Tasmanian Association for the Gifted, a parent-run not-for-profit group, wants to shine a light on the challenges parents and educators face when educating gifted children.
Gifted Awareness Week runs from March 17-23 and TAG Launceston member Allison Cornish said there were common misconceptions in the community and among educators.
"Gifted students are as far away from the norm as intellectually challenged students," she said.
A child who is 'gifted' is classified as a child who has potential in one or more of the 'ability domains', such as the intellectual, physical, creative or social domains.
Mrs Cornish said it meant children who were more capable than their age peers and tasks like reading, maths, sport or playing music.
However, she said giftedness was a range, and not every gifted child was alike. Nor are all gifted children 'gifted' at everything.
"A gifted student with an IQ of 180 has vastly different needs to a gifted student with an IQ of 130. Similarly, students may be gifted in one area only and need support in other areas of their learning. Gifted students are all different, just as students with learning disabilities are all different," she said.
Mrs Cornish said educating gifted children was a challenge, because often they required more specialised learning, or they could become disengaged with their education.
"A gifted child learns at a different pace, so, if they are not provided with the support they can become disengaged," she said.
Common behaviours in a disengaged gifted child are acting out in boys and 'dumbing down' in girls.
"Girls will often 'dumb down' their responses in class because they think that's what the teacher wants to hear because that is how they here their peers learning.
As a parent of a gifted child and a teacher of gifted children, Mrs Cornish said there needed to be more support in Tasmania for gifted children.
The Education Department's information on gifted education says teachers can "vary the pace and extend the level of challenge of everyday learning tasks to meet the needs of mildly gifted students."

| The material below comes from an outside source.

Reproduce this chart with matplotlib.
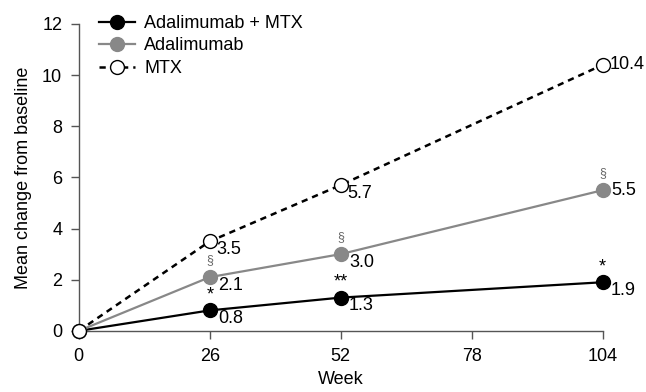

In addition, there are online and in-school extension programs for other students. Highly gifted students can work at a higher year level in one or more areas of the curriculum.
However, Mrs Cornish said Tasmania was the only state in Australia to not offer a specialised gifted acceleration program or gifted schools.
She called on more support from the government and for more education and resources for teachers.
"Giftedness tends to be thought of like that 'one in a million' occurrence, but when we talk about gifted children, it's the top 10-15 per cent," she said.
"So what we're talking about is one or two children in every class; it's far more prevalent than people think."
Mrs Cornish said teachers were not equipped to be able to identify or manage gifted children, not because they didn't want to, but because they were constrained within the curriculum and each school's practices.
She said more training and support for teachers would show them they could support gifted students.
"There is room in the curriculum that says gifted children can work to a higher level, but sometimes teachers get caught up in the grade average," she said.
Community perception also plays a role in the challenges faced by gifted students.
"Teachers and parents tend to think of gifted students as 'they'll be fine, they're smart' but in actual fact the opposite is true," Mrs Cornish said.
- The Examiner is investigating what challenges face gifted children in Tasmania in a series of articles for Gifted Awareness Week.